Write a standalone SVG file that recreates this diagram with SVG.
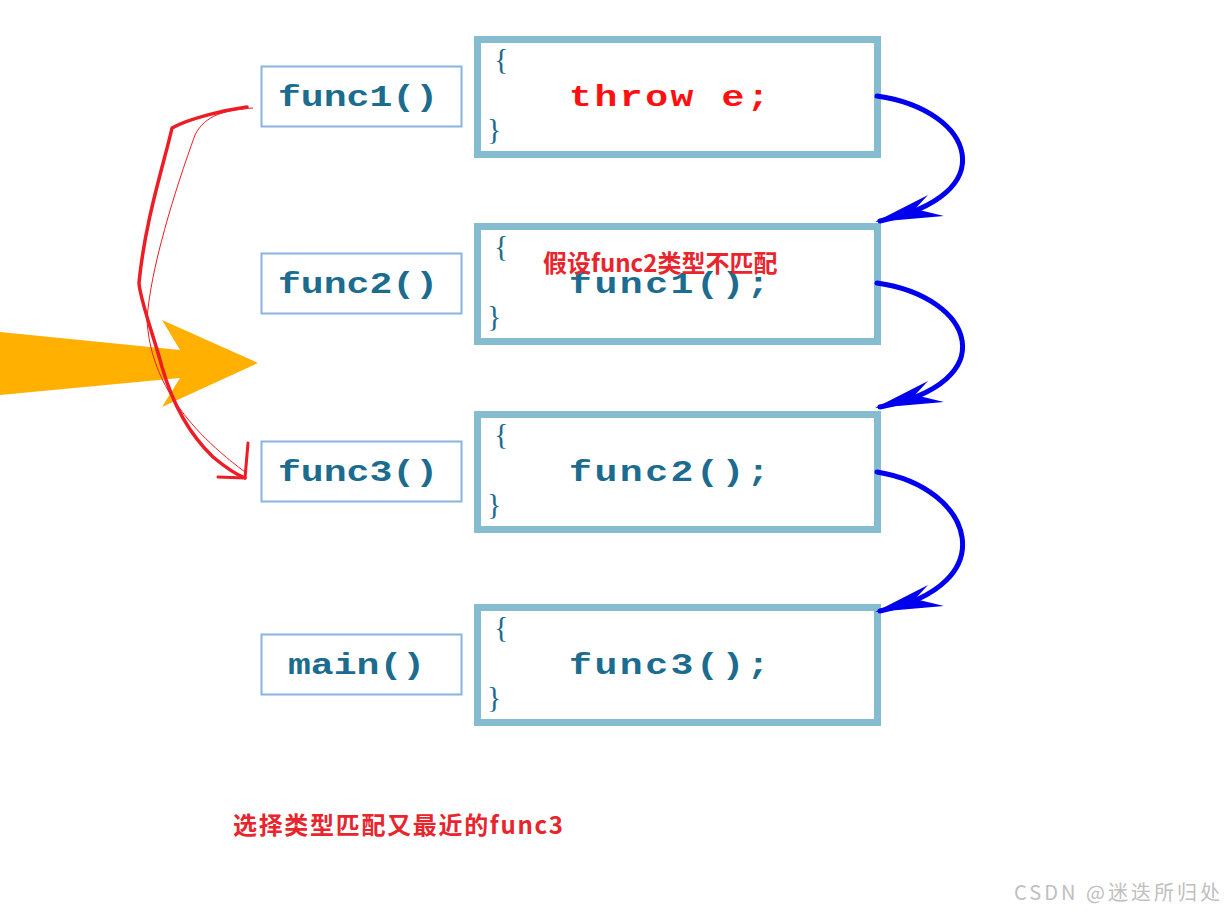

--

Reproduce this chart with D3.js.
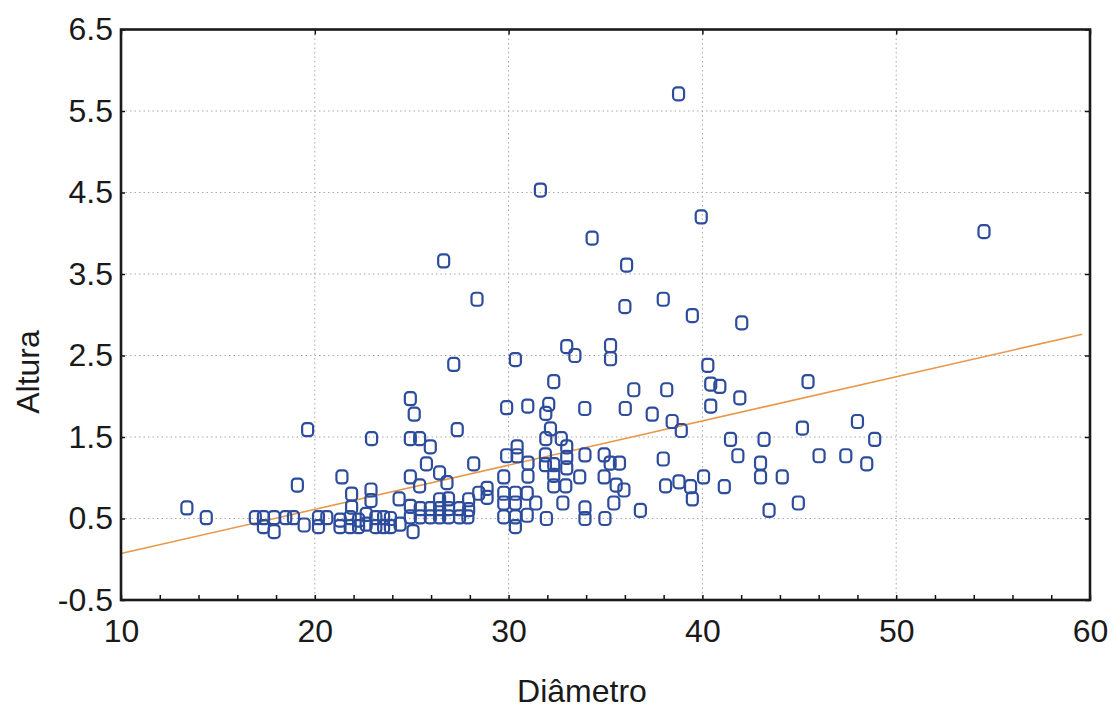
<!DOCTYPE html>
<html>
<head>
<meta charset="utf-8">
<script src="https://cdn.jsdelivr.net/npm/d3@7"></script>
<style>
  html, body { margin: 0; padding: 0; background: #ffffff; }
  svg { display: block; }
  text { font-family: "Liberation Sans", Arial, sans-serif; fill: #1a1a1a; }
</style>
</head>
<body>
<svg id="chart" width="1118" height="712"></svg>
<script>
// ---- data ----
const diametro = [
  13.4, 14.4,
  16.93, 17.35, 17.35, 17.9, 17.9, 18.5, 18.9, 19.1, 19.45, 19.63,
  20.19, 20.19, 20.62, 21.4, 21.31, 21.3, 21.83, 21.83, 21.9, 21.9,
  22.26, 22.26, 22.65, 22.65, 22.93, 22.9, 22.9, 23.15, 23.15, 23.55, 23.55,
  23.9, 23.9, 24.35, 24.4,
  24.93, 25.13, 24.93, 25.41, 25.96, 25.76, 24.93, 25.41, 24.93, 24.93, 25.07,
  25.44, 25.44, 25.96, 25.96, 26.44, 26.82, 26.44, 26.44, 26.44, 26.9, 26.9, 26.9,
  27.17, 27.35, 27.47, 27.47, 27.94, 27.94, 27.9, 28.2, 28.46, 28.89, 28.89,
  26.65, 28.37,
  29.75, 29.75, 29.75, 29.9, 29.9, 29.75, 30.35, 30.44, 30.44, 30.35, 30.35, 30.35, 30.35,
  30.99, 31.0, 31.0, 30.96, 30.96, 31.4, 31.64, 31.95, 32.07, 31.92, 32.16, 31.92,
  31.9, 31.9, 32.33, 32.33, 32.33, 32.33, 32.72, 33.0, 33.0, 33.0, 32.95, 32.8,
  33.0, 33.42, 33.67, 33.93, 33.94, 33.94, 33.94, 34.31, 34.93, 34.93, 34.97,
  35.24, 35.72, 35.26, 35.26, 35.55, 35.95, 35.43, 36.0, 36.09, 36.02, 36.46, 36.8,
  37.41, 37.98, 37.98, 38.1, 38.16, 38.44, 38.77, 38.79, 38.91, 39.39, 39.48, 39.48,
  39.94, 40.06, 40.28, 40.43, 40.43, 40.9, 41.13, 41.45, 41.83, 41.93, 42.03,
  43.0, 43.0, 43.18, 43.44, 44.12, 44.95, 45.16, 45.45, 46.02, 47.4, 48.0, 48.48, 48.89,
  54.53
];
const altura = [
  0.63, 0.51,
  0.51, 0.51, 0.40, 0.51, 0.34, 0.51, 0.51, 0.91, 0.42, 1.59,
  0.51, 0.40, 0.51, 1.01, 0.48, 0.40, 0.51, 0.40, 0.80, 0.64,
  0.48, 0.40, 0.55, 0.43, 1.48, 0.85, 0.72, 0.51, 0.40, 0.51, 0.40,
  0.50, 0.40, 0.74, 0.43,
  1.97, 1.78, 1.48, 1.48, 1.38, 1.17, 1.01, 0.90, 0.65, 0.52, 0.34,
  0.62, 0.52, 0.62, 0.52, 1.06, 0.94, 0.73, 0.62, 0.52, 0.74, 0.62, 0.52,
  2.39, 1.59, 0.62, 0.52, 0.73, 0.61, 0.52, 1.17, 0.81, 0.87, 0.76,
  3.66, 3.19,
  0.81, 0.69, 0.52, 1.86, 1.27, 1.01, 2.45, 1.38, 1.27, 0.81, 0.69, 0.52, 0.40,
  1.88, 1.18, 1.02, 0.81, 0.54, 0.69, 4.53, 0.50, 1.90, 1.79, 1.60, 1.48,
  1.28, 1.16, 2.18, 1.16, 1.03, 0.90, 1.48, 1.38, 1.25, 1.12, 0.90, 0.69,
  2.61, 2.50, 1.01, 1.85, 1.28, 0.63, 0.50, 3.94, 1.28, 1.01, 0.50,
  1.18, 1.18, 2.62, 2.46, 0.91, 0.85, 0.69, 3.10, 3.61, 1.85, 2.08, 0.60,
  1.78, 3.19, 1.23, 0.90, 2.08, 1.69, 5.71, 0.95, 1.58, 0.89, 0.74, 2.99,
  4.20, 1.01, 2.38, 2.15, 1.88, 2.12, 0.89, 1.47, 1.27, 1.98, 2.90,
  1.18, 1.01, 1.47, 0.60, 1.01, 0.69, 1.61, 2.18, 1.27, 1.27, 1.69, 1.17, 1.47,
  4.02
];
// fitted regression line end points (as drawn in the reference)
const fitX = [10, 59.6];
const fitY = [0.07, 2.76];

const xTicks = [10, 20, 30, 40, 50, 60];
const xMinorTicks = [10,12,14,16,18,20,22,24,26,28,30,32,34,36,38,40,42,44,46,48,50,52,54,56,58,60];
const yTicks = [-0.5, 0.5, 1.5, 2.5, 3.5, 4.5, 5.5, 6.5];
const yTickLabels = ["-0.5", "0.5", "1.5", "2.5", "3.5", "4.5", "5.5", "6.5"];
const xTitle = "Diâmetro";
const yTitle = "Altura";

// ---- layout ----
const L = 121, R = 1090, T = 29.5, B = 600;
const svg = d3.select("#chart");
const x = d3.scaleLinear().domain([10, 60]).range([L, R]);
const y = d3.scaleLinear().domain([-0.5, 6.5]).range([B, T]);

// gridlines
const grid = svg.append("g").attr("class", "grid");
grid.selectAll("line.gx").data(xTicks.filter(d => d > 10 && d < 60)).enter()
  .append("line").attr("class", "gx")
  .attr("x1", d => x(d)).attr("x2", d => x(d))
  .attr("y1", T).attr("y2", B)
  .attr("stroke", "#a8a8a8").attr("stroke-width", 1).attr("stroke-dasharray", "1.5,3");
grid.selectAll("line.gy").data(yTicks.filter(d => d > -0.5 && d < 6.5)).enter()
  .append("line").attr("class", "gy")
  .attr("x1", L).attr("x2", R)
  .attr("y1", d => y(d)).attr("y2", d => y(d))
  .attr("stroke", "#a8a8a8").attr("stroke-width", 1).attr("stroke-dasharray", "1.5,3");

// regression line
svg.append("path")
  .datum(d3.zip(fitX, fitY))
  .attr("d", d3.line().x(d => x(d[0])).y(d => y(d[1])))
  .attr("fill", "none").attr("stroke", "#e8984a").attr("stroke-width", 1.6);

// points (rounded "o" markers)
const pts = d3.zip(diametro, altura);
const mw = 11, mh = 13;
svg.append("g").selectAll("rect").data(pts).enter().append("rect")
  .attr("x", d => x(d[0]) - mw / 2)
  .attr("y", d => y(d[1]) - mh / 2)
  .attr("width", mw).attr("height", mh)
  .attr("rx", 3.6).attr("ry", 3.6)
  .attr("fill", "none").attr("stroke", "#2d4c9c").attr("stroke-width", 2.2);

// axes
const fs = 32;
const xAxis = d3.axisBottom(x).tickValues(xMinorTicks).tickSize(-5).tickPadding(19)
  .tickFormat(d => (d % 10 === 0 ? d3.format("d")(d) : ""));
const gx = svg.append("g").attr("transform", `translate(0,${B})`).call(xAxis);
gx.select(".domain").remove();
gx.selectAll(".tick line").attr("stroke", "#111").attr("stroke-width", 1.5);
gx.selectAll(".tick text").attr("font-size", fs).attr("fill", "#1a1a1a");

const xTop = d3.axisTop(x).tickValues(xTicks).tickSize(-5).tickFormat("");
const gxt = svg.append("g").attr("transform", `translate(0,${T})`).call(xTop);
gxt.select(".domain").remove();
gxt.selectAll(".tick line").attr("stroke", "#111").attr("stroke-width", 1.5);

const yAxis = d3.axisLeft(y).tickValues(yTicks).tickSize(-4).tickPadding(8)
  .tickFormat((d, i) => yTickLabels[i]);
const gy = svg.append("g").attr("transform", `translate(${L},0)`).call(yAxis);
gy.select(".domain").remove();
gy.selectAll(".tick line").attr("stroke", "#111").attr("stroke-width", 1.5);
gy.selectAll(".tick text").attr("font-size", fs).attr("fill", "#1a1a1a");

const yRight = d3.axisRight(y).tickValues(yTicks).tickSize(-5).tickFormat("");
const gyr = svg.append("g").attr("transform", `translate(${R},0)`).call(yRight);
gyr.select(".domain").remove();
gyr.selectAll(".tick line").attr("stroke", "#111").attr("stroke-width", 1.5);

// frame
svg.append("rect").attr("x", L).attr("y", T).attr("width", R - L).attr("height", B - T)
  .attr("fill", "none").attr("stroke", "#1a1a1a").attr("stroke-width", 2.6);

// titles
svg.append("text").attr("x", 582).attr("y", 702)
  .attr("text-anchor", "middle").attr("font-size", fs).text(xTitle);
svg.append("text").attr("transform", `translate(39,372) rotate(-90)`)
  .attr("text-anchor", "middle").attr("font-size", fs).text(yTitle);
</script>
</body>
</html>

- INSTRUCTIONS TO FOLLOW -
Copy out every line where the word "with" occurs.

- TASK ANSWER -
Write a standalone SVG file that recreates this diagram with SVG.
Reproduce this chart with D3.js.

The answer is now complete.